Are your characters based on real people?
Jared Harris: Yes. Valery Legasov was plucked out of his life one morning and told to sort out [one of] the worst man-made disasters of all time. The reactor core was exposed and on fire. There was no playbook on how to put it out.
Emily Watson: Ulana is a composite of scientists involved in the containment and investigation. [She has to fight] a political system in denial about the level of radiation and the imminent disaster of a secondary explosion.
You both were living in the U.K. at the time of Chernobyl. What are your memories of the disaster?

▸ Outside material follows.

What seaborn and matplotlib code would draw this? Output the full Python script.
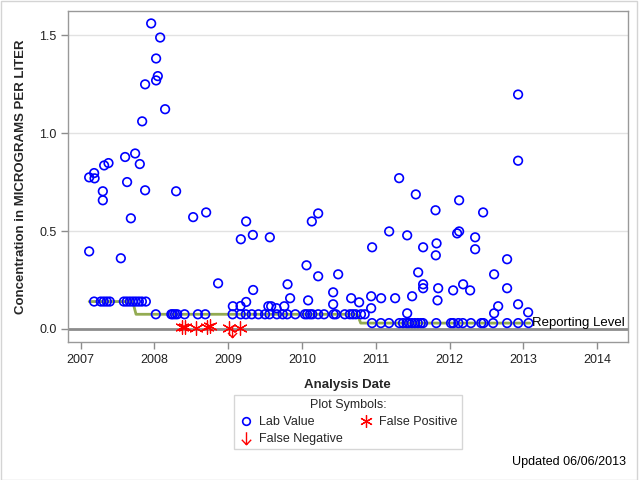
import numpy as np
import pandas as pd
import matplotlib
matplotlib.use("Agg")
import matplotlib.pyplot as plt
import seaborn as sns
from matplotlib.lines import Line2D
from matplotlib.patches import Rectangle
from matplotlib.path import Path

# detected lab values (decimal year, ug/L)
lab_dates = [2007.957, 2008.079, 2008.024, 2008.047, 2008.024, 2007.875, 2008.146, 2007.835,
             2007.740, 2007.604, 2007.803, 2007.379, 2007.320, 2007.184, 2007.117, 2007.190,
             2007.631, 2007.302, 2007.875, 2008.295, 2007.302, 2007.682, 2008.526, 2008.702,
             2009.244, 2009.335, 2009.172, 2007.117, 2007.546, 2008.864, 2009.339, 2009.244,
             2009.168, 2009.064,
             2009.565, 2010.134, 2010.220, 2011.317, 2011.543, 2011.810, 2011.182, 2011.426,
             2011.642, 2010.951, 2011.824, 2011.814, 2009.805, 2009.840, 2010.062, 2010.220,
             2010.491, 2010.084, 2010.423, 2010.423, 2010.667, 2010.775, 2010.938, 2010.938,
             2011.073, 2011.263, 2011.493, 2011.575, 2011.642, 2011.642, 2011.846, 2011.837,
             2011.426, 2009.545, 2009.583, 2009.656, 2009.761,
             2012.929, 2012.929, 2012.130, 2012.455, 2012.103, 2012.130, 2012.347, 2012.347,
             2012.780, 2012.604, 2012.780, 2012.049, 2012.184, 2012.279, 2012.659, 2012.604,
             2012.929, 2013.065]
lab_conc = [1.560, 1.488, 1.381, 1.291, 1.269, 1.249, 1.122, 1.060,
            0.896, 0.878, 0.842, 0.847, 0.835, 0.796, 0.774, 0.769,
            0.750, 0.703, 0.708, 0.703, 0.657, 0.565, 0.571, 0.595,
            0.549, 0.480, 0.458, 0.396, 0.361, 0.233, 0.199, 0.138,
            0.117, 0.116,
            0.468, 0.549, 0.590, 0.770, 0.687, 0.606, 0.498, 0.478,
            0.417, 0.417, 0.437, 0.376, 0.228, 0.157, 0.325, 0.269,
            0.279, 0.146, 0.187, 0.126, 0.157, 0.136, 0.167, 0.106,
            0.157, 0.157, 0.167, 0.289, 0.228, 0.208, 0.208, 0.146,
            0.080, 0.116, 0.116, 0.106, 0.116,
            1.197, 0.859, 0.657, 0.595, 0.488, 0.498, 0.468, 0.407,
            0.356, 0.279, 0.208, 0.197, 0.228, 0.197, 0.116, 0.080,
            0.126, 0.085]

# non-detects plotted at the reporting limit
nd_dates_a = [2007.184, 2007.274, 2007.315, 2007.356, 2007.396, 2007.587, 2007.627,
              2007.668, 2007.709, 2007.749, 2007.790, 2007.831, 2007.885]
nd_dates_b = [2008.02, 2008.23, 2008.25, 2008.28, 2008.31, 2008.41, 2008.59, 2008.69,
              2009.06, 2009.17, 2009.24, 2009.32, 2009.41, 2009.50, 2009.56, 2009.66,
              2009.74, 2009.80, 2009.91, 2010.04, 2010.07, 2010.11, 2010.14, 2010.22,
              2010.30, 2010.43, 2010.46, 2010.58, 2010.65, 2010.69, 2010.73, 2010.80,
              2010.85]
nd_dates_c = [2010.95, 2011.07, 2011.18, 2011.32, 2011.37, 2011.42, 2011.45, 2011.49,
              2011.53, 2011.57, 2011.61, 2011.64, 2011.82, 2012.02, 2012.05, 2012.12,
              2012.18, 2012.29, 2012.43, 2012.46, 2012.59, 2012.78, 2012.93, 2013.07]
nd_level_a, nd_level_b, nd_level_c = 0.14, 0.075, 0.03

# reporting limit step line
limit_dates = [2007.117, 2007.707, 2007.752, 2010.751, 2010.796, 2013.086]
limit_conc = [0.14, 0.14, 0.075, 0.075, 0.03, 0.03]

# false positives / false negatives
fp_dates = [2008.38, 2008.41, 2008.56, 2008.72, 2008.76, 2009.01, 2009.16]
fp_conc = [0.01, 0.01, 0.003, 0.01, 0.015, 0.003, 0.006]
fn_dates = [2009.06]
fn_conc = [-0.014]

year_ticks = [2007, 2008, 2009, 2010, 2011, 2012, 2013, 2014]
conc_ticks = [0.0, 0.5, 1.0, 1.5]

sns.set_theme(style="white")
plt.rcParams['font.family'] = ['Liberation Sans', 'DejaVu Sans']

lab = pd.DataFrame({
    'date': lab_dates + nd_dates_a + nd_dates_b + nd_dates_c,
    'conc': lab_conc + [nd_level_a] * len(nd_dates_a) + [nd_level_b] * len(nd_dates_b)
            + [nd_level_c] * len(nd_dates_c)})

# thin down arrow marker (open V head)
arrow = Path([(0, 1), (0, -1), (-0.75, -0.2), (0, -1), (0.75, -0.2)],
             [Path.MOVETO, Path.LINETO, Path.MOVETO, Path.LINETO, Path.LINETO])

fig = plt.figure(figsize=(6.4, 4.8), dpi=100)
ax = fig.add_axes([0.106, 0.2865, 0.875, 0.690])

ax.axhline(0, color='#8c8c8c', lw=2, zorder=1)
for t in conc_ticks[1:]:
    ax.axhline(t, color='#e2e2e2', lw=1, zorder=0)

sns.lineplot(x=limit_dates, y=limit_conc, sort=False, estimator=None, color='#93ab52',
             lw=2, ax=ax, zorder=2)
sns.scatterplot(data=lab, x='date', y='conc', marker='o', s=38, facecolor='none',
                edgecolor='#0000ff', linewidth=1.2, ax=ax, zorder=3)
sns.scatterplot(x=fp_dates, y=fp_conc, marker=(6, 2, 0), s=95, color='red',
                edgecolor='red', linewidth=0.9, ax=ax, zorder=4)
sns.scatterplot(x=fn_dates, y=fn_conc, marker=arrow, s=75, facecolor='none',
                edgecolor='red', linewidth=1.0, ax=ax, zorder=4)

ax.text(2013.12, 0.032, 'Reporting Level', fontsize=9.5, va='center', ha='left',
        color='black', zorder=5)

ax.set_xlim(2006.828, 2014.416)
ax.set_ylim(-0.069, 1.622)
ax.set_xticks(year_ticks)
ax.set_xticklabels([str(y) for y in year_ticks])
ax.set_yticks(conc_ticks)
ax.set_yticklabels(['%.1f' % t for t in conc_ticks])
ax.tick_params(axis='both', direction='out', length=5, width=1, color='#8c8c8c',
               labelsize=9, labelcolor='#222222', bottom=True, left=True, pad=3)
for sp in ax.spines.values():
    sp.set_color('#999999')
    sp.set_linewidth(1)

ax.set_xlabel('Analysis Date', fontsize=9.5, fontweight='bold', labelpad=10)
ax.set_ylabel('Concentration in MICROGRAMS PER LITER', fontsize=9.5,
              fontweight='bold', labelpad=9)

handles = [
    Line2D([], [], ls='none', marker='o', markersize=5.5, markerfacecolor='none',
           markeredgecolor='#0000ff', markeredgewidth=1.2, label='Lab Value'),
    Line2D([], [], ls='none', marker=arrow, markersize=9, markerfacecolor='none',
           markeredgecolor='red', markeredgewidth=1.0, label='False Negative'),
    Line2D([], [], ls='none', marker=(6, 2, 0), markersize=9, color='red',
           markeredgecolor='red', markeredgewidth=0.9, label='False Positive'),
]
leg = fig.legend(handles=handles, ncol=2, title='Plot Symbols:', loc='center',
                 bbox_to_anchor=(348 / 640, 1 - 422 / 480), fontsize=9,
                 title_fontsize=9, frameon=True, fancybox=False, edgecolor='#cccccc',
                 borderpad=0.3, handletextpad=0.5, columnspacing=1.2, labelspacing=0.4,
                 handlelength=1.2)
leg.get_frame().set_linewidth(1)

fig.text(626 / 640, 1 - 462 / 480, 'Updated 06/06/2013', fontsize=9, ha='right',
         va='center', color='black')

fig.add_artist(Rectangle((0.5 / 640, 0.5 / 480), 636 / 640, 478.5 / 480,
                         transform=fig.transFigure, fill=False, ec='#d4d4d4', lw=1))

fig.savefig('out.png', dpi=100)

Watson: It was scary, shocking. Also, there was a massive disconnect between what Soviet Union citizens were told by their government — “There is nothing to worry about” — and what Europeans were told: “Don’t take your kids outside.”
Harris: But “If it rains, do not go outside” is kind of tough if you live in England! The weathermen were tracking the [radiation] cloud.
In the show, we see through the eyes of a young firefighter’s wife, Lyudmilla Ignatenko (Jessie Buckley), just how deadly exposure can be. It’s tough to watch.
Watson: Firemen and miners volunteered to help knowing they would probably be dead in a week. There’s extraordinary heroism. [For her investigation] Ulana interviews people suffering from appalling radiation syndrome. They look like lychees by the end, don’t they?
Harris: It’s pretty gut-turning. One of the things that you see from the story is that the people who pay the price are by and large all innocent.
Why does the bureaucracy finally act?
Harris: Soviet Deputy Prime Minister Boris Shcherbina [Stellan Skarsgård], who leads the government commission on Chernobyl, becomes disillusioned. He realizes this lie is killing people.
Watson: The three of us press on until we get to the bottom of why the explosion happened.
Harris: The state doesn’t want the truth to come out. Halfway through, the story turns into a political thriller.